Conclusion irraisonnable

[36] Le demandeur allègue que la DG n’a pas admis qu’aucun employeur n’embaucherait une personne souffrant de TDAH et affectée par les effets d’antidouleurs narcotiques. Il dit qu’il effectivement inemployable parce qu’il manque de concentration et est désorganisé et que sa mémoire n’est pas bonne.

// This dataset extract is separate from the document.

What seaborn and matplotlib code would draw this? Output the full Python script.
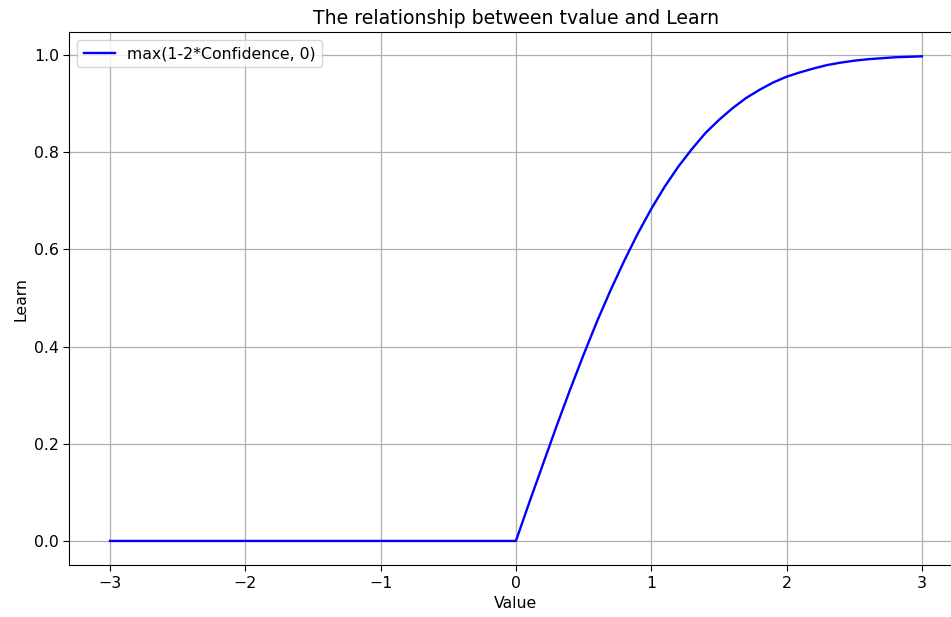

[37] Ce motif correspond plutôt à une erreur de fait alléguée qu’à un manquement à la justice naturelle. Malgré tout, j’estime que ce motif ne confère pas à l’appel une chance raisonnable de succès puisqu’il s’agit en fait d’une autre demande de réévaluer et de soupeser de nouveau la preuve en faveur du demandeur. Un tribunal administratif peut examiner les faits pertinents, évaluer la qualité des éléments de preuve, déterminer, le cas échéant, ceux qu’il convient d’admettre ou d’écarter, et soupeser ces éléments de preuve. Lorsqu’elle a déterminé qu’aucun autre élément de preuve n’appuyait le témoignage de l’appelant voulant qu’il était incapable de travailler, la DG avait droit d’examiner les éléments de preuve portés à sa connaissance et de leur accorder un certain poids ou non, et d’ensuite rendre une décision fondée sur son interprétation et son analyse des éléments dont elle était saisie.

Refus d’admettre des éléments de preuve documentaire

[38] Le demandeur allègue que la DG a refusé d’admettre un document intitulé[traduction]Une approche clinique au traitement de la douloureuse neuropathie diabétique, lui refusant ainsi de façon injuste une occasion de plaider sa cause à son plein potentiel.

[39] Je ne trouve aucune mention d’une tentative de faire admettre un document tardif dans les motifs de la décision de la DG. Même si l’on présume que le demandeur a décrit avec exactitude le refus de la DG d’admettre le dépliant sur la neuropathie, toute tentative de produire un nouvel élément de preuve documentaire aurait eu lieu des semaines après l’échéance accordée pour déposer des observations. À ce point-là, le demandeur avait bénéficié de près de deux ans pour présenter de nouveaux éléments de preuve à la DG.

[40] J’estime qu’il n’existe pas de cause défendable sur ce motif voulant qu’un principe de justice naturelle ait été ignoré.

Conclusion

[41] Comme je l’ai mentionné précédemment, la demande est accueillie au motif que la DG ait tiré une conclusion de fait erronée quand elle a décrit les médicaments d’ordonnance du demandeur et leurs dosages. L’appel sera fondé exclusivement sur ce motif.

[42] J’invite aussi les parties à présenter des observations concernant le mode d’audience (c’est-à-dire à indiquer si l’audience devrait avoir lieu par téléconférence, par vidéoconférence, par l’intermédiaire d’autres moyens de télécommunication, par comparution en personne ou au moyen de questions et de réponses écrites).

[43] Cette décision qui accorde la permission d’en appeler ne présume pas de l’issue de l’appel sur le fond de l’affaire.